Shawnee residents and fire department help train assistance dogs

By Nico Roesler
Shawnee Dispatch – April 14, 2015

Placer, a black lab, and Liza, a golden retriever sit on the front of a Shawnee fire truck. Photos by Nico Roesler.

Placer, a black lab, and Liza, a golden retriever sit on the front of a Shawnee fire truck. Photos by Nico Roesler.

As assistance dog explores the cabin of a Shawnee fire truck.

As assistance dog explores the cabin of a Shawnee fire truck.

Liza, 17-months old, smells a Shawnee fire fighter from a distance during her first introduction to him.

Liza, 17-months old, smells a Shawnee fire fighter from a distance during her first introduction to him.

Young assistance dogs and their trainers visited a Shawnee fire station Saturday and learned all about the sights, sounds and smells associated with first responders they might meet in an emergency situation in the future.

The local Kansas City chapter of Canine Companions for Independence (CCI), which regularly meets at Shawnee’s Johnson County Library, introduced the puppies to fully outfitted firefighters, loud sirens and other first responder equipment. The sight of a fully equipped firefighter might frighten a typical dog, but these dogs need to be used to the site of a first responder so that later in life, when they are licensed assistance dogs, they can cooperate with them to save their person.

“This way the puppy know that this person is here to help,” said local puppy trainer and raiser Lisa Rickards. “Otherwise, they could really make a dog panic.”

Rickards is one of several local trainers that work with CCI to prepare puppies, aged 7 months to 17 months, for advanced training at the CCI headquarters in Delaware, Ohio. Or, as Rickards and others call it, “college.”

Puppy raisers like Rickards must go through an application process through CCI to become eligible to raise these future assistance dogs. CCI has a breeding program that turns over the dogs to puppy raisers after the age of 8 weeks. CCI has been breeding golden retrievers, labradors and mixes of the two for 40 years.

“They’re working breeds,” Rickards said, “and they’re so intelligent. They want dogs that are willing to work, eager to please and easy to motivate.”

Rickards has raised seven puppies for CCI. She is currently working with Liza, a 17-month old labrador and golden mix. Rickards follows a curriculum provided by CCI that teaches the dog basic obedience and socialization. By the time Rickards is done with Liza, she will know 30 basic commands. At advanced training, which lasts another six to nine months, the dogs learn skills like being able to pull a wheelchair, open and close doors and turn off lights. By the time the dogs have completed their training, they are estimated to be worth more than $50,000.

While the puppies come with obvious cuddle appeal, they are always working to fulfill their eventual purpose, to help the disabled and those in need.
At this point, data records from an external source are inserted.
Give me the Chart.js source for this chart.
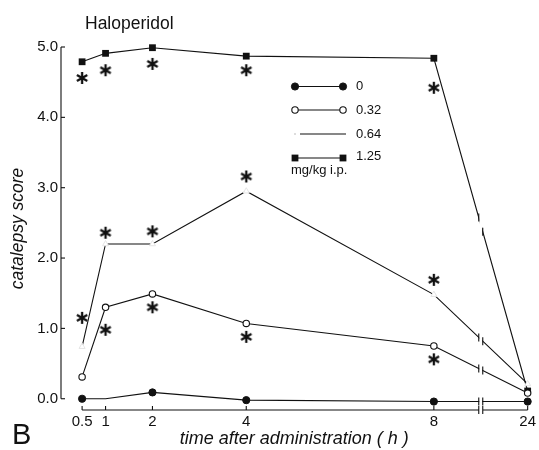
<!DOCTYPE html>
<html><head><meta charset="utf-8">
<script src="https://cdn.jsdelivr.net/npm/chart.js@4"></script>
<style>html,body{margin:0;padding:0;background:#fff}</style>
</head><body>
<canvas id="c" width="539" height="450"></canvas>
<script>
// ---- data ----
const times = ['0.5', '1', '2', '4', '8', '24'];           // hours (tick labels)
const axisPos = [0.5, 1, 2, 4, 8, 10];                      // position on the broken time axis
const breakPos = 9;                                         // axis break between 8 and 24 h
const dose0   = [0.00, 0.00, 0.09, -0.02, -0.04, -0.04];
const dose032 = [0.31, 1.30, 1.49, 1.07, 0.75, 0.08];
const dose064 = [0.74, 2.20, 2.20, 2.95, 1.48, 0.21];
const dose125 = [4.79, 4.91, 4.99, 4.87, 4.84, 0.11];
const yTicks  = [0, 1, 2, 3, 4, 5];
const doseLabels = ['0', '0.32', '0.64', '1.25'];
// significance asterisks (time position, score)
const starX = [0.5, 1, 2, 4, 8,   0.5, 1, 2, 4, 8,   1, 2, 4, 8];
const starY = [4.56, 4.67, 4.76, 4.67, 4.42,   1.15, 2.36, 2.38, 3.16, 1.69,   0.98, 1.30, 0.88, 0.56];

const FONT = '"Liberation Sans", Arial, Helvetica, sans-serif';
const INK = '#111';

function pts(arr) { return arr.map((v, i) => ({x: axisPos[i], y: v})); }

// asterisk glyph as point style
const star = document.createElement('canvas');
star.width = 16; star.height = 16;
(function () {
  const g = star.getContext('2d');
  g.strokeStyle = INK; g.lineWidth = 2.3; g.lineCap = 'butt';
  const c = 8, r = 6;
  for (let k = 0; k < 3; k++) {
    const a = Math.PI / 2 + k * Math.PI / 3;
    g.beginPath();
    g.moveTo(c + r * Math.cos(a), c + r * Math.sin(a));
    g.lineTo(c - r * Math.cos(a), c - r * Math.sin(a));
    g.stroke();
  }
})();

const base = {borderColor: INK, borderWidth: 1.1, tension: 0, clip: false, fill: false};
const datasets = [
  Object.assign({label: doseLabels[0], data: pts(dose0), pointStyle: 'circle', pointRadius: [3.6, 0, 3.6, 3.6, 3.6, 3.6],
    pointBackgroundColor: INK, pointBorderColor: INK, pointBorderWidth: 1}, base),
  Object.assign({label: doseLabels[1], data: pts(dose032), pointStyle: 'circle', pointRadius: 3.2,
    pointBackgroundColor: '#fff', pointBorderColor: INK, pointBorderWidth: 1.1}, base),
  Object.assign({label: doseLabels[2], data: pts(dose064), pointStyle: 'triangle', pointRadius: 3.5,
    pointBackgroundColor: '#fff', pointBorderColor: '#e4e4e4', pointBorderWidth: 1}, base),
  Object.assign({label: doseLabels[3], data: pts(dose125), pointStyle: 'rect', pointRadius: 4.8,
    pointBackgroundColor: INK, pointBorderColor: INK, pointBorderWidth: 0}, base),
  {label: 'sig', type: 'scatter', data: starX.map((x, i) => ({x, y: starY[i]})), pointStyle: star,
    pointRadius: 8, clip: false, showLine: false}
];

const decor = {
  id: 'decor',
  afterDatasetsDraw(chart) {
    const {ctx, chartArea: a, scales: {x, y}} = chart;
    ctx.save();
    ctx.strokeStyle = INK; ctx.lineWidth = 1.1; ctx.fillStyle = INK;
    // y axis
    const yl = a.left;
    ctx.beginPath(); ctx.moveTo(yl, y.getPixelForValue(yTicks[0])); ctx.lineTo(yl, y.getPixelForValue(yTicks[yTicks.length - 1])); ctx.stroke();
    yTicks.forEach(t => { const py = y.getPixelForValue(t); ctx.beginPath(); ctx.moveTo(yl, py); ctx.lineTo(yl + 4, py); ctx.stroke(); });
    // x axis with break
    const xb = a.bottom, bx = x.getPixelForValue(breakPos);
    ctx.beginPath();
    ctx.moveTo(x.getPixelForValue(axisPos[0]), xb); ctx.lineTo(bx - 2, xb);
    ctx.moveTo(bx + 2, xb); ctx.lineTo(x.getPixelForValue(axisPos[axisPos.length - 1]), xb);
    ctx.moveTo(bx - 2, xb - 4); ctx.lineTo(bx - 2, xb + 4);
    ctx.moveTo(bx + 2, xb - 4); ctx.lineTo(bx + 2, xb + 4);
    ctx.stroke();
    axisPos.forEach(t => { const px = x.getPixelForValue(t); ctx.beginPath(); ctx.moveTo(px, xb); ctx.lineTo(px, xb - 4); ctx.stroke(); });
    // breaks on the lines
    for (let d = 0; d < 4; d++) {
      const m = chart.getDatasetMeta(d).data;
      const p1 = m[4], p2 = m[5];
      const yAt = X => p1.y + (p2.y - p1.y) * (X - p1.x) / (p2.x - p1.x);
      const ya = yAt(bx - 2), yb = yAt(bx + 2);
      ctx.fillStyle = '#fff';
      ctx.fillRect(bx - 1.5, Math.min(ya, yb) - 1.5, 3, Math.abs(yb - ya) + 3);
      ctx.beginPath();
      ctx.moveTo(bx - 2, ya - 4); ctx.lineTo(bx - 2, ya + 4);
      ctx.moveTo(bx + 2, yb - 4); ctx.lineTo(bx + 2, yb + 4);
      ctx.stroke();
    }
    // legend
    ctx.fillStyle = INK; ctx.font = '13px ' + FONT; ctx.textBaseline = 'middle'; ctx.textAlign = 'left';
    const rows = [86.5, 110, 134, 158];
    rows.forEach((ry, i) => {
      const ds = chart.data.datasets[i];
      ctx.strokeStyle = INK; ctx.lineWidth = 1.1;
      ctx.beginPath(); ctx.moveTo(i === 2 ? 300 : 295, ry); ctx.lineTo(i === 2 ? 346 : 343, ry); ctx.stroke();
      if (i !== 2) {
        [295, 343].forEach(px => {
          ctx.fillStyle = ds.pointBackgroundColor; ctx.strokeStyle = ds.pointBorderColor; ctx.lineWidth = ds.pointBorderWidth || 0.01;
          ctx.beginPath();
          if (ds.pointStyle === 'rect') { ctx.rect(px - 3.4, ry - 3.4, 6.8, 6.8); ctx.fill(); }
          else { ctx.arc(px, ry, i === 0 ? 3.6 : 3.2, 0, Math.PI * 2); ctx.fill(); ctx.stroke(); }
        });
      } else {
        ctx.fillStyle = '#ddd'; ctx.fillRect(294, ry - 1, 2, 2);
      }
      ctx.fillStyle = INK;
      ctx.fillText(doseLabels[i], 356, i === 3 ? ry - 2 : ry);
    });
    ctx.fillText('mg/kg i.p.', 291, 170);
    // panel texts
    ctx.font = '17.5px ' + FONT;
    ctx.fillText('Haloperidol', 85, 24);
    ctx.font = '29px ' + FONT;
    ctx.fillText('B', 12, 436);
    ctx.restore();
  }
};

new Chart(document.getElementById('c'), {
  type: 'line',
  data: {datasets},
  plugins: [decor],
  options: {
    responsive: false, animation: false, devicePixelRatio: 1,
    layout: {padding: {left: 0, top: 47, right: 11, bottom: 0}},
    plugins: {legend: {display: false}, tooltip: {enabled: false}, title: {display: false}},
    scales: {
      x: {
        type: 'linear', min: 0.05, max: 10,
        afterBuildTicks: s => { s.ticks = axisPos.map(v => ({value: v})); },
        afterFit: s => { s.height = 40; },
        grid: {display: false, drawTicks: false}, border: {display: false},
        ticks: {autoSkip: false, maxRotation: 0, padding: 3, color: INK, font: {family: FONT, size: 15},
          callback: v => { const i = axisPos.indexOf(v); return i >= 0 ? times[i] : ''; }},
        title: {display: true, text: 'time after administration ( h )', color: INK,
          font: {family: FONT, size: 18, style: 'italic'}, padding: {top: 0, bottom: 0}}
      },
      y: {
        type: 'linear', min: -0.16, max: 5,
        afterBuildTicks: s => { s.ticks = yTicks.map(v => ({value: v})); },
        afterFit: s => { s.width = 61; },
        grid: {display: false, drawTicks: false}, border: {display: false},
        ticks: {padding: 3, color: INK, font: {family: FONT, size: 15}, callback: v => v.toFixed(1)},
        title: {display: true, text: 'catalepsy score', color: INK,
          font: {family: FONT, size: 17.5, style: 'italic'}, padding: {top: 8, bottom: 0}}
      }
    }
  }
});
</script>
</body></html>
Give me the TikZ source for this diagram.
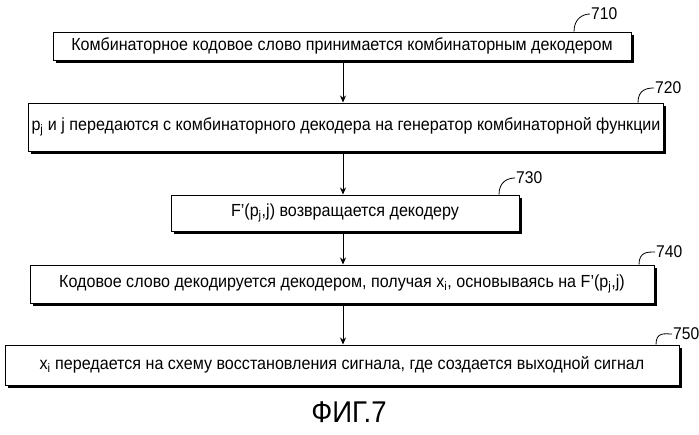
\documentclass[tikz,border=0pt]{standalone}
\usepackage{fontspec}
\setmainfont{Liberation Sans}[FakeStretch=0.92]
\usetikzlibrary{arrows.meta,positioning,shadows}
\tikzset{
    % step box style
    stepbox/.style={
        rectangle,
        draw=black,
        fill=white,
        line width=1pt,
        align=center,
        font=\fontsize{17.5}{20}\selectfont,
        drop shadow={shadow xshift=2.5pt, shadow yshift=-2.5pt, fill=black, opacity=1}
    },
    % arrow style
    flow/.style={-{Stealth[length=7pt, width=6pt]}, line width=0.8pt},
    % reference number style
    refnum/.style={font=\fontsize{17}{19}\selectfont, inner sep=1pt, anchor=west},
    leader/.style={line width=0.8pt}
}
\begin{document}
\begin{tikzpicture}[x=1pt, y=-1pt]
    \useasboundingbox (0,0) rectangle (699,434);

    % Steps
    \node[stepbox, minimum width=578pt, minimum height=28pt] (s1) at (342,46) {Комбинаторное кодовое слово принимается комбинаторным декодером};
    \node[stepbox, minimum width=632pt, minimum height=48pt] (s2) at (346,127) {p\textsubscript{j} и j передаются с комбинаторного декодера на генератор комбинаторной функции};
    \node[stepbox, minimum width=348pt, minimum height=36pt] (s3) at (345,213) {F’(p\textsubscript{j},j) возвращается декодеру};
    \node[stepbox, minimum width=624pt, minimum height=38pt] (s4) at (342,284) {Кодовое слово декодируется декодером, получая x\textsubscript{i}, основываясь на F’(p\textsubscript{j},j)};
    \node[stepbox, minimum width=674pt, minimum height=40pt] (s5) at (342,365) {x\textsubscript{i} передается на схему восстановления сигнала, где создается выходной сигнал};

    % Connections
    \draw[flow] (s1.south -| 343,0) -- (s2.north -| 343,0);
    \draw[flow] (s2.south -| 343,0) -- (s3.north -| 343,0);
    \draw[flow] (s3.south -| 343,0) -- (s4.north -| 343,0);
    \draw[flow] (s4.south -| 343,0) -- (s5.north -| 343,0);

    % Reference numbers
    \node[refnum] (n1) at (590,14) {710};
    \node[refnum] (n2) at (654,88) {720};
    \node[refnum] (n3) at (515,178) {730};
    \node[refnum] (n4) at (655,252) {740};
    \node[refnum] (n5) at (672,334) {750};
    \foreach \i/\x in {1/574,2/638,3/499,4/639,5/656} {
        \coordinate (c\i) at (\x,0);
        \draw[leader] (s\i.north -| c\i) .. controls +(0,-13) and +(-7,0) .. (n\i.west);
    }

    % Caption
    \node[font=\fontsize{30}{34}\selectfont] (fig) at (349,412) {ФИГ.7};
\end{tikzpicture}
\end{document}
Rickards said it’s hard not to develop a bond with the dogs as she raises them. She’s been involved with the organization for 10 years and has raised seven dogs.

“It’s excruciating, you love them and you spend so much time molding them into these wonderful service dogs,” Rickards said. “It’s one of the hardest things I’ve done but its also one of the most rewarding things I’ve done.”

And CCI doesn’t just take the dogs from the puppy raisers when the dogs are ready, they create a lasting relationship between each dog and its raiser. When the dogs go to “college,” each puppy raiser is sent a monthly report on the dog’s progress all the way to the point where the dog is assigned a person to help. Raisers are even invited to the dogs’ graduation from advanced training.